## EXERCISE DIRECTIONS
Where a line contains the word "this", copy that line in full.

## RECORDED INFORMATION
## Start

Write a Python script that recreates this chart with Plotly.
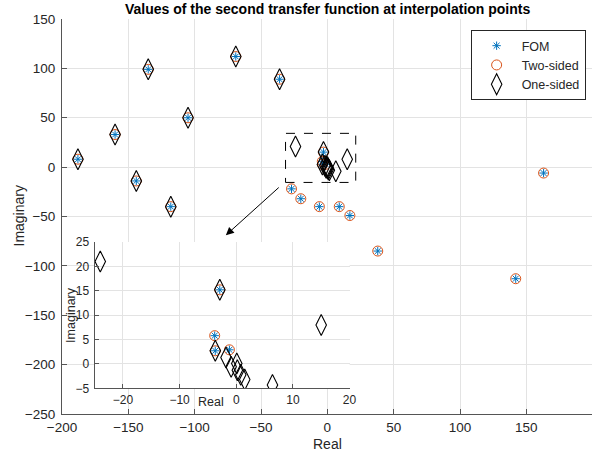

## End
## Start

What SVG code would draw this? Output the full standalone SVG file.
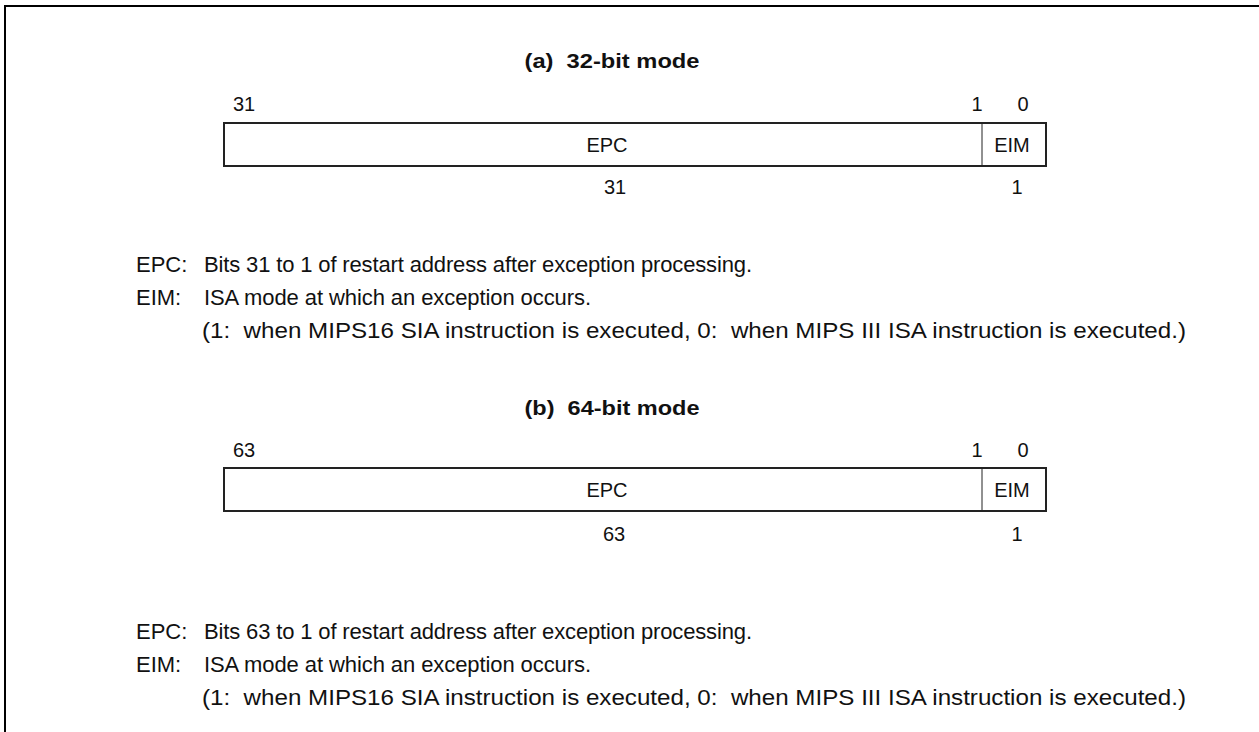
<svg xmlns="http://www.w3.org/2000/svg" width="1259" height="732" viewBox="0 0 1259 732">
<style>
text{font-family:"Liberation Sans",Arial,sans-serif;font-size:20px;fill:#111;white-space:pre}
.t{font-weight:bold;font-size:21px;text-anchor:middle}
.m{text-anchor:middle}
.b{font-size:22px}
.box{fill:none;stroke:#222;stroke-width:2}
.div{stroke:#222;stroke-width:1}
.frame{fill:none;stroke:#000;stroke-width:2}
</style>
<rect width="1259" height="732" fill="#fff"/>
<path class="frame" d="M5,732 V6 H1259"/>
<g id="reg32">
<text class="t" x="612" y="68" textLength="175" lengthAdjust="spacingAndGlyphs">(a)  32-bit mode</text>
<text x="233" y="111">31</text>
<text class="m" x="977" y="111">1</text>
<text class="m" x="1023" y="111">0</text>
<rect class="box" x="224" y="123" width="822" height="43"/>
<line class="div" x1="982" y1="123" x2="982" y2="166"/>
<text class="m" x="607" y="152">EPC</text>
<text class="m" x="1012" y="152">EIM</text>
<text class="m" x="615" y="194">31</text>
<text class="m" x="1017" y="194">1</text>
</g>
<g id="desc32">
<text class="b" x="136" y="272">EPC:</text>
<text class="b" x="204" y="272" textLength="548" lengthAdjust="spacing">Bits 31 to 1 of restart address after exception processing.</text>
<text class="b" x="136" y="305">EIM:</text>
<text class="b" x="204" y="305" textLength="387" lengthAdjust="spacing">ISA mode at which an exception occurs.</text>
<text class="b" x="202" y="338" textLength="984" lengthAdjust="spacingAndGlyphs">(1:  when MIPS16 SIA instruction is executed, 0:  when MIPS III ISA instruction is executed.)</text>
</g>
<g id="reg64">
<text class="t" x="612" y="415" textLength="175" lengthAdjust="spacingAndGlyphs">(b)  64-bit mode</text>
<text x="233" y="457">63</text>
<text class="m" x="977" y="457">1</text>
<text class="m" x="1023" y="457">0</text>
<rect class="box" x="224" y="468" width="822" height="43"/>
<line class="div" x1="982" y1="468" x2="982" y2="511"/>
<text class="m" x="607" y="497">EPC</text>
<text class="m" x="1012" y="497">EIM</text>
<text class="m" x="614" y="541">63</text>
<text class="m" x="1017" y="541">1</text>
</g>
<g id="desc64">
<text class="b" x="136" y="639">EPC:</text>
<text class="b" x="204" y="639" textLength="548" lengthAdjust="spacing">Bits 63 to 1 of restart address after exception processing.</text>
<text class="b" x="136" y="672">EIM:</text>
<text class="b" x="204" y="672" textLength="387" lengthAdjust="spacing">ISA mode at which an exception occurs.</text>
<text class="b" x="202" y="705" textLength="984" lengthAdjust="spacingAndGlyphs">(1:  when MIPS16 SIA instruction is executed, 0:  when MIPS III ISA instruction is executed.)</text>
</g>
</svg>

## End

## EXERCISE OUTPUT
Write a Python script that recreates this chart with Plotly.
What SVG code would draw this? Output the full standalone SVG file.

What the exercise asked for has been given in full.